Senator Bernie Sanders said Sunday he’s “very concerned” President Donald Trump will fire Special Counsel Robert Mueller and set off a “constitutional crisis” by pardoning people who are indicted in the investigation into the Trump’s campaign suspected Russian collusion.
“To attack [Mueller’s] integrity in order to protect the president is unacceptable,” Sanders, a Vermont independent, said on CNN’s “State of the Union.”
“Furthermore, it is equally unacceptable for the president or any of his advisers to be thinking about granting pardons to those people who pled guilty.”
Asked what would happen if Trump took steps toward a firing or any pardons, Sanders replied, “I think to say the least it would be provoking a constitutional crisis.”
Sanders also noted that Mueller, a former FBI director under Presidents George W. Bush and Barack Obama, had broad bipartisan support in Washington before he took over the Trump probe and became a target for conservatives.
Speculation has swirled for months that Trump might fire Mueller, and even the president’s own reassurances to the contrary have not quieted those fears.

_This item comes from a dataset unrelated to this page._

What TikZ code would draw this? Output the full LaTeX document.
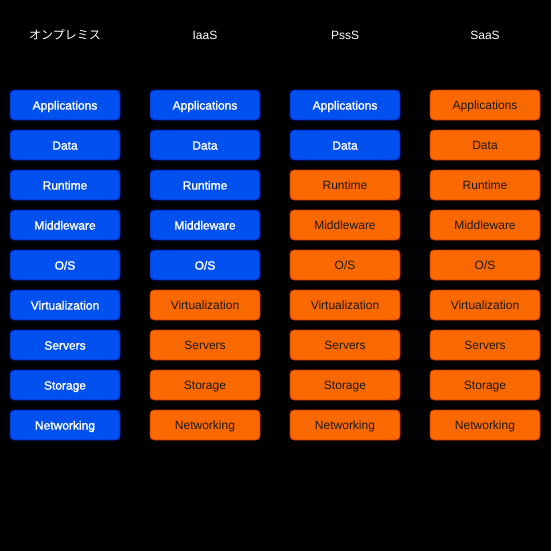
\documentclass[tikz,border=0pt]{standalone}
\usepackage{fontspec}
\setmainfont{Liberation Sans}
\newfontfamily\fakeboldfont[FakeBold=1.6]{Liberation Sans}
\newfontfamily\jpfont{Noto Sans CJK JP}
\definecolor{bluefill}{HTML}{0050EF}
\definecolor{bluedraw}{HTML}{001DBC}
\definecolor{orfill}{HTML}{FA6800}
\definecolor{ordraw}{HTML}{C73500}
\begin{document}
\begin{tikzpicture}[x=1pt,y=-1pt,
  cell/.style={rounded corners=4pt,minimum width=110pt,minimum height=30pt,inner sep=0pt,text height=10.2pt,text depth=1pt,line width=0.8pt},
  bluecell/.style={cell,fill=bluefill,draw=bluedraw,text=white,font=\fontsize{12}{14}\fakeboldfont},
  orcell/.style={cell,fill=orfill,draw=ordraw,text=black!90,font=\fontsize{12}{14}\selectfont},
  head/.style={text=white,inner sep=0pt,text height=10.2pt,text depth=1pt,font=\fontsize{12}{14}\selectfont}]
\fill[black] (0,0) rectangle (551,551);
\useasboundingbox (0,0) rectangle (551,551);
\node[head] (h1) at (65,35) {\jpfont オンプレミス};
\node[head] (h2) at (205,35) {IaaS};
\node[head] (h3) at (345,35) {PssS};
\node[head] (h4) at (485,35) {SaaS};
\foreach \name [count=\i] in {Applications,Data,Runtime,Middleware,O/S,Virtualization,Servers,Storage,Networking}{
  \pgfmathsetmacro{\yy}{65+40*\i}
  \node[bluecell] (a\i) at (65,\yy) {\name};
  \ifnum\i<6
    \node[bluecell] (b\i) at (205,\yy) {\name};
  \else
    \node[orcell] (b\i) at (205,\yy) {\name};
  \fi
  \ifnum\i<3
    \node[bluecell] (c\i) at (345,\yy) {\name};
  \else
    \node[orcell] (c\i) at (345,\yy) {\name};
  \fi
  \node[orcell] (d\i) at (485,\yy) {\name};
}
\end{tikzpicture}
\end{document}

The anxieties rose as Mueller’s investigation led to indictments or guilty pleas from four Trump campaign associates, including former campaign manager Paul Manafort, who faces federal charges for alleged money laundering and financial fraud, and former national security adviser Michael Flynn, who pled guilty to lying to the FBI about contacts with Russia during Trump’s presidential transition.
As the charges came down, fears arose that Trump might pardon his supporters, as he did earlier this year for former Arizona sheriff Joe Arpaio, who had endorsed Trump’s candidacy. The White House has said Trump has no pardoning plans, but his interest in learning about his pardoning powers is well-known, and there is nothing in the Constitution that would explicitly stop him from pardoning his associates. A potential pardon would likely lead to an unprecedented legal saga that could end up in the Supreme Court.
Trump has made no attempt to hide his disdain for Mueller’s probe, calling it a “witch hunt” and stepping up his criticism in recent weeks of his own intelligence agencies. Trump spent the weekend waging a Twitter war on FBI Deputy Director Andrew McCabe, whom he accused of colluding with Hillary Clinton’s campaign.
“How can FBI Deputy Director Andrew McCabe, the man in charge, along with leakin’ James Comey, of the Phony Hillary Clinton investigation (including her 33,000 illegally deleted emails) be given $700,000 for wife’s campaign by Clinton Puppets during investigation?” Trump wrote in one tweet, referring to McCabe’s wife Dr. Jill McCabe, who ran an unsuccessful Virginia state senate campaign in 2015 and received close to $700,000 from Democratic groups. But none of the cash came from the Clinton family.